In this case, Rangiah J considered an application for Cynthia Kemp, Bevan Tull and Joh Waterton (the joinder applicants) to be joined as respondents to the Wadja native title claim pursuant to s 84(5) of the Native Title Act 1993 (Cth) (NTA). The joinder was allowed, and the new respondents were ordered to pay the native title applicant’s costs of the hearing and any costs thrown away as a result of the joinder.

The joinder applicants are members of the Iman People, who are native title holders over an area to the south of the Wadja claim area. The basis for the joinder is the joinder applicants’ assertion that they hold native title rights and interests within part of the Wadja claim area, which may be affected by a determination of native title in favour of the Wadja people.

The first two elements for joinder under s 84(5) NTA require consideration of whether the applicant for joinder has established a prima facie case that they have an interest that may be affected by a determination of native title in the proceedings. At [24] his Honour notes that ‘as there can only be one determination of native title for an area pursuant to s 64 of the NTA, I accept that a determination of native title in favour of the Wadja people would affect any native title interests that the joinder applicants may hold.’

The third element for joinder requires consideration of whether it is in the interests of justice for the joinder applicants to be joined to the claim. Rangiah J, at [32], notes that while it is likely that the Iman People intend to enlarge their own claim to encompass part of the Wadja claim area as submitted by the Wadja applicant, the joinder applicants assert that they are seeking joinder merely to defensively assert their rights, which must be taken on face value.

His Honour found that the applicant would be prejudiced, as the proceeding is at an advanced stage and joinder will delay the proceeding and likely cause a wastage of costs. The Court ultimately concluded that it was in the interests of justice to join the joinder applicants partly because members of the Iman people have asserted interests in the claim area for a substantial time, and unless joinder is permitted, the prima facie case demonstrated by the joinder applicants would not be considered. Citing Gamogab v Akiba (2007) 159 FCR 578 at [64], Rangiah J held that considerable weight should be given to the statutory intention of having all parties whose interests may be affected before the court at the one time.
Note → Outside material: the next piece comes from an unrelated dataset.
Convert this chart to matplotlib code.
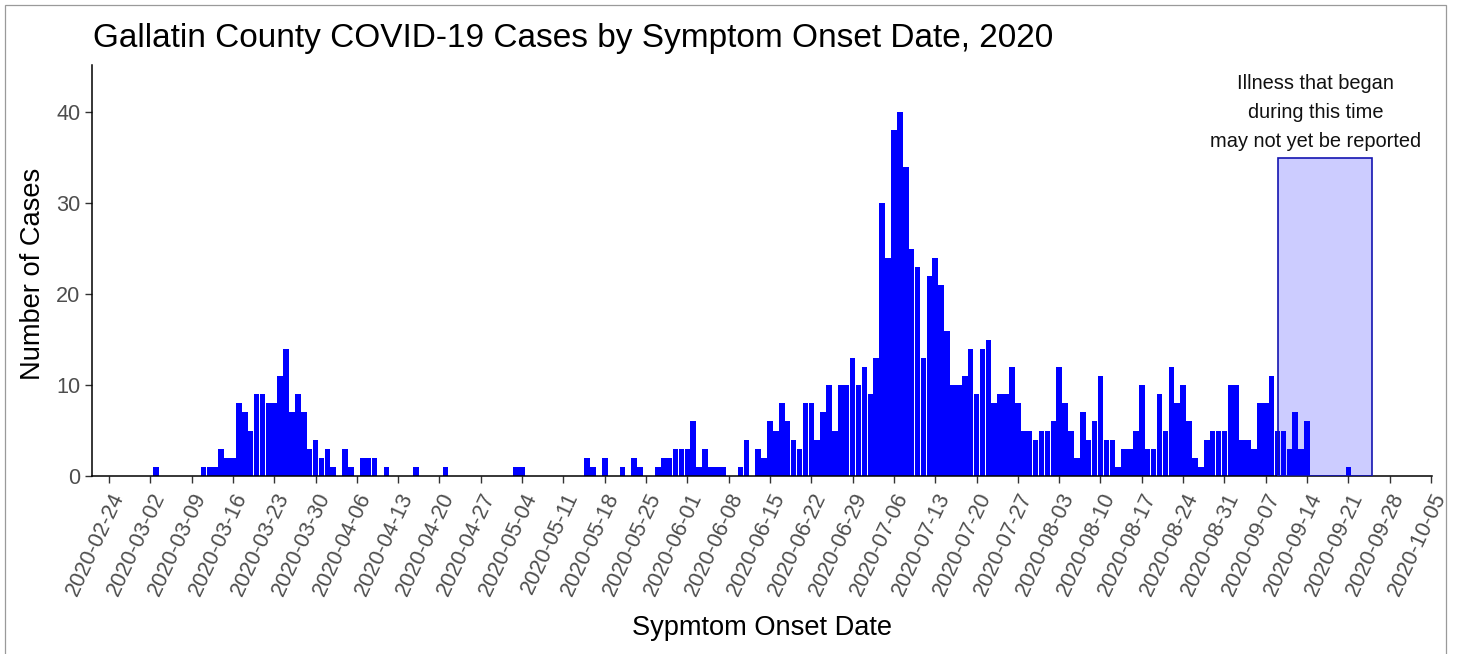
import matplotlib
matplotlib.use("Agg")
import matplotlib.pyplot as plt
import matplotlib.dates as mdates
from matplotlib.patches import Rectangle
import pandas as pd

plt.rcParams['font.family'] = ['Liberation Sans', 'DejaVu Sans']

# ---------------- data ----------------
onset_dates = [
    "2020-03-03",
    "2020-03-11", "2020-03-12", "2020-03-13", "2020-03-14", "2020-03-15", "2020-03-16",
    "2020-03-17", "2020-03-18", "2020-03-19", "2020-03-20", "2020-03-21", "2020-03-22",
    "2020-03-23", "2020-03-24", "2020-03-25", "2020-03-26", "2020-03-27", "2020-03-28",
    "2020-03-29", "2020-03-30", "2020-03-31",
    "2020-04-01", "2020-04-02", "2020-04-04", "2020-04-05", "2020-04-07", "2020-04-08",
    "2020-04-09", "2020-04-11", "2020-04-16", "2020-04-21",
    "2020-05-03", "2020-05-04",
    "2020-05-15", "2020-05-16", "2020-05-18", "2020-05-21", "2020-05-23", "2020-05-24",
    "2020-05-27", "2020-05-28", "2020-05-29", "2020-05-30", "2020-05-31",
    "2020-06-01", "2020-06-02", "2020-06-03", "2020-06-04", "2020-06-05", "2020-06-06",
    "2020-06-07", "2020-06-10", "2020-06-11", "2020-06-13", "2020-06-14", "2020-06-15",
    "2020-06-16", "2020-06-17", "2020-06-18", "2020-06-19", "2020-06-20", "2020-06-21",
    "2020-06-22", "2020-06-23", "2020-06-24", "2020-06-25", "2020-06-26", "2020-06-27",
    "2020-06-28", "2020-06-29", "2020-06-30",
    "2020-07-01", "2020-07-02", "2020-07-03", "2020-07-04", "2020-07-05", "2020-07-06",
    "2020-07-07", "2020-07-08", "2020-07-09", "2020-07-10", "2020-07-11", "2020-07-12",
    "2020-07-13", "2020-07-14", "2020-07-15", "2020-07-16", "2020-07-17", "2020-07-18",
    "2020-07-19", "2020-07-20", "2020-07-21", "2020-07-22", "2020-07-23", "2020-07-24",
    "2020-07-25", "2020-07-26", "2020-07-27", "2020-07-28", "2020-07-29", "2020-07-30",
    "2020-07-31",
    "2020-08-01", "2020-08-02", "2020-08-03", "2020-08-04", "2020-08-05", "2020-08-06",
    "2020-08-07", "2020-08-08", "2020-08-09", "2020-08-10", "2020-08-11", "2020-08-12",
    "2020-08-13", "2020-08-14", "2020-08-15", "2020-08-16", "2020-08-17", "2020-08-18",
    "2020-08-19", "2020-08-20", "2020-08-21", "2020-08-22", "2020-08-23", "2020-08-24",
    "2020-08-25", "2020-08-26", "2020-08-27", "2020-08-28", "2020-08-29", "2020-08-30",
    "2020-08-31",
    "2020-09-01", "2020-09-02", "2020-09-03", "2020-09-04", "2020-09-05", "2020-09-06",
    "2020-09-07", "2020-09-08", "2020-09-09", "2020-09-10", "2020-09-11", "2020-09-12",
    "2020-09-13", "2020-09-14", "2020-09-21",
]
case_counts = [
    1,
    1, 1, 1, 3, 2, 2,
    8, 7, 5, 9, 9, 8,
    8, 11, 14, 7, 9, 7,
    3, 4, 2,
    3, 1, 3, 1, 2, 2,
    2, 1, 1, 1,
    1, 1,
    2, 1, 2, 1, 2, 1,
    1, 2, 2, 3, 3,
    3, 6, 1, 3, 1, 1,
    1, 1, 4, 3, 2, 6,
    5, 8, 6, 4, 3, 8,
    8, 4, 7, 10, 5, 10,
    10, 13, 10,
    12, 9, 13, 30, 24, 38,
    40, 34, 25, 23, 13, 22,
    24, 21, 16, 10, 10, 11,
    14, 9, 14, 15, 8, 9,
    9, 12, 8, 5, 5, 4,
    5,
    5, 6, 12, 8, 5, 2,
    7, 4, 6, 11, 4, 4,
    1, 3, 3, 5, 10, 3,
    3, 9, 5, 12, 8, 10,
    6, 2, 1, 4, 5, 5,
    5,
    10, 10, 4, 4, 3, 8,
    8, 11, 5, 5, 3, 7,
    3, 6, 1,
]

tick_labels = [
    "2020-02-24", "2020-03-02", "2020-03-09", "2020-03-16", "2020-03-23", "2020-03-30",
    "2020-04-06", "2020-04-13", "2020-04-20", "2020-04-27", "2020-05-04", "2020-05-11",
    "2020-05-18", "2020-05-25", "2020-06-01", "2020-06-08", "2020-06-15", "2020-06-22",
    "2020-06-29", "2020-07-06", "2020-07-13", "2020-07-20", "2020-07-27", "2020-08-03",
    "2020-08-10", "2020-08-17", "2020-08-24", "2020-08-31", "2020-09-07", "2020-09-14",
    "2020-09-21", "2020-09-28", "2020-10-05",
]
y_ticks = [0, 10, 20, 30, 40]

shade_start = "2020-09-09"
shade_end = "2020-09-25"
shade_top = 35
note_text = "Illness that began\nduring this time\nmay not yet be reported"

title_text = "Gallatin County COVID-19 Cases by Symptom Onset Date, 2020"
x_title = "Sypmtom Onset Date"
y_title = "Number of Cases"

# ---------------- figure ----------------
W, H = 1460, 654
fig = plt.figure(figsize=(W / 100, H / 100), dpi=100)
ax = fig.add_axes([92 / W, 1 - 476 / H, (1432 - 92) / W, (476 - 65) / H])

xd = mdates.date2num(pd.to_datetime(onset_dates))
ax.bar(xd, case_counts, width=0.94, color="#0000FF", linewidth=0,
       antialiased=False, zorder=2)

s0 = mdates.date2num(pd.Timestamp(shade_start))
s1 = mdates.date2num(pd.Timestamp(shade_end))
ax.add_patch(Rectangle((s0, 0), s1 - s0, shade_top, facecolor=(0, 0, 1, 0.2),
                       edgecolor="#1414B0", linewidth=1.2, zorder=3))

note_x = s0 + 6.5
ax.text(note_x, 40.0, note_text, ha="center", va="center", fontsize=14.4,
        linespacing=1.66, color="#111111")

x_left = mdates.date2num(pd.Timestamp("2020-02-24")) - 2.88
x_right = mdates.date2num(pd.Timestamp("2020-10-05")) + 0.17
ax.set_xlim(x_left, x_right)
ax.set_ylim(0, 45.2)

tick_pos = mdates.date2num(pd.to_datetime(tick_labels))
ax.set_xticks(tick_pos)
ax.set_xticklabels(tick_labels, rotation=65, ha="right", va="top",
                   rotation_mode="anchor")
ax.set_yticks(y_ticks)
ax.set_yticklabels([str(v) for v in y_ticks])

for side in ("top", "right"):
    ax.spines[side].set_visible(False)
for side in ("left", "bottom"):
    ax.spines[side].set_color("black")
    ax.spines[side].set_linewidth(1.1)

ax.tick_params(axis="both", direction="out", length=5, width=1.0,
               color="#333333", labelcolor="#4D4D4D", labelsize=15.6, pad=3.5)
ax.tick_params(axis="x", pad=4.5)

fig.text(93 / W, 1 - 47 / H, title_text, ha="left", va="baseline",
         fontsize=24, color="black")
fig.text(762 / W, 1 - 628 / H, x_title, ha="center", va="center",
         fontsize=19.6, color="black")
fig.text(33 / W, 1 - 274 / H, y_title, ha="center", va="center",
         rotation=90, fontsize=19.6, color="black")

fig.add_artist(Rectangle((5 / W, -0.02), (1446 - 5) / W, (H - 5) / H + 0.02,
                         transform=fig.transFigure, fill=False,
                         edgecolor="#9A9A9A", linewidth=0.9))

fig.savefig("out.png", dpi=100)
For these reasons, his Honour ordered that the joinder applicants be joined to the proceeding. Due to unreasonable delay in applying, the joinder applicants were ordered to pay the Wadja applicant’s costs of the hearing of the joinder application and any costs thrown away as a result of the joinder. Rangiah J also noted at [41] that ‘the conduct of the joinder applicants in delaying in bringing their application was unreasonable’ and the ‘judgment should not be seen to condone the conduct of the joinder applicants.’